Why brand purpose and identity matter more now

The reality is, this isn’t a failure on your part. It’s just the world we’re operating in.

Things move quickly. Media moves quickly, and people are quicker than ever to form an opinion. Often before they’ve spoken to you, met your team or seen what you’re actually capable of. Your brand is doing a lot of heavy lifting in that environment. It’s being judged.

If it’s out of date or out of step, it causes gentle friction, not as a dramatic failure, but in quieter ways. Missed opportunities. Slower sales. The wrong conversations.

And to be clear, updating a brand isn’t a small task.

It’s not just a new logo. It’s your website, your proposals, your uniforms, your signage, your documents, your digital presence. There’s a real cost and a real ripple effect, which is exactly why many businesses put it off.

That’s understandable, but the longer the gap exists, the more it works against you. If a rename is part of the equation, there’s an added layer. People will naturally ask why and if that’s not explained clearly, it can create uncertainty. Handled well, though, it does the opposite. It shows intent. Progress. Direction.

A name change can raise questions, but it doesn’t have to create concern, it can raise all the topics you have been desperate to talk about with your clients. It’s constructive, so the key is clarity – and definitely not spin.

Why now?

In a market where people are forming opinions quickly, often before they’ve spoken to you, aligning brand with purpose matters more than it used to.  If this has been sitting in the background for a while, you’re not alone.

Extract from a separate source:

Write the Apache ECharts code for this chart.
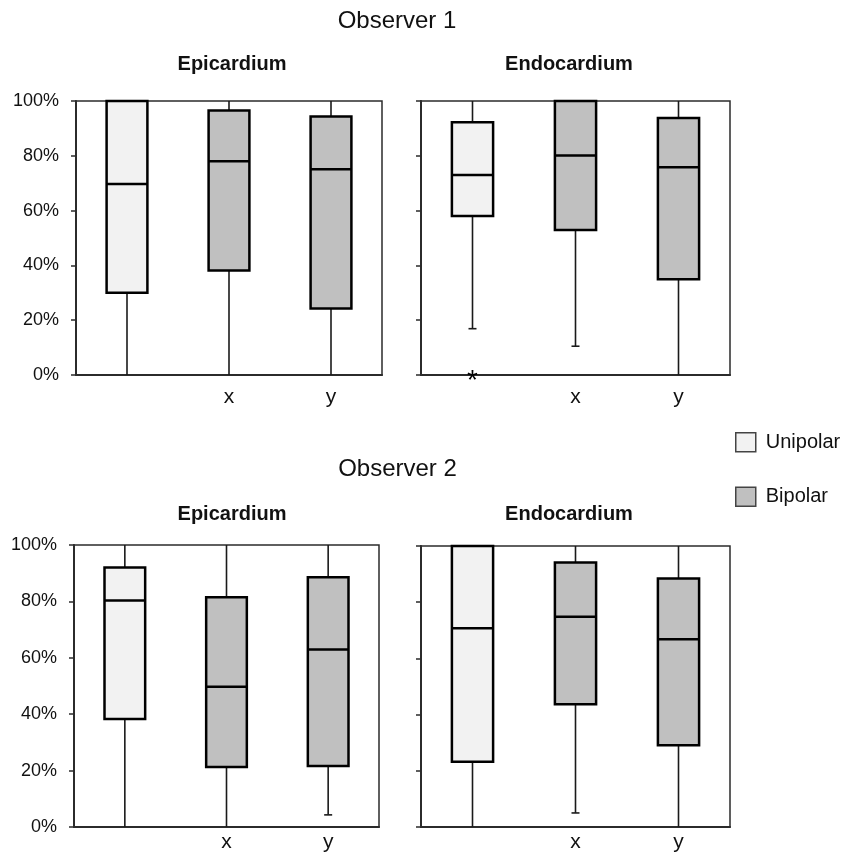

Most of the businesses we work with are doing real work. The kind that matters, and their issue most certainly isn’t lack of purpose; it is that the brand telling that story hasn’t kept up. It’s a bit like wearing last year’s winter coat when it’s the middle of a Queensland summer, totally out of sync with the reality around you.

Sometimes it just takes a clear, practical conversation to work out whether it’s something to act on now, or something that can wait.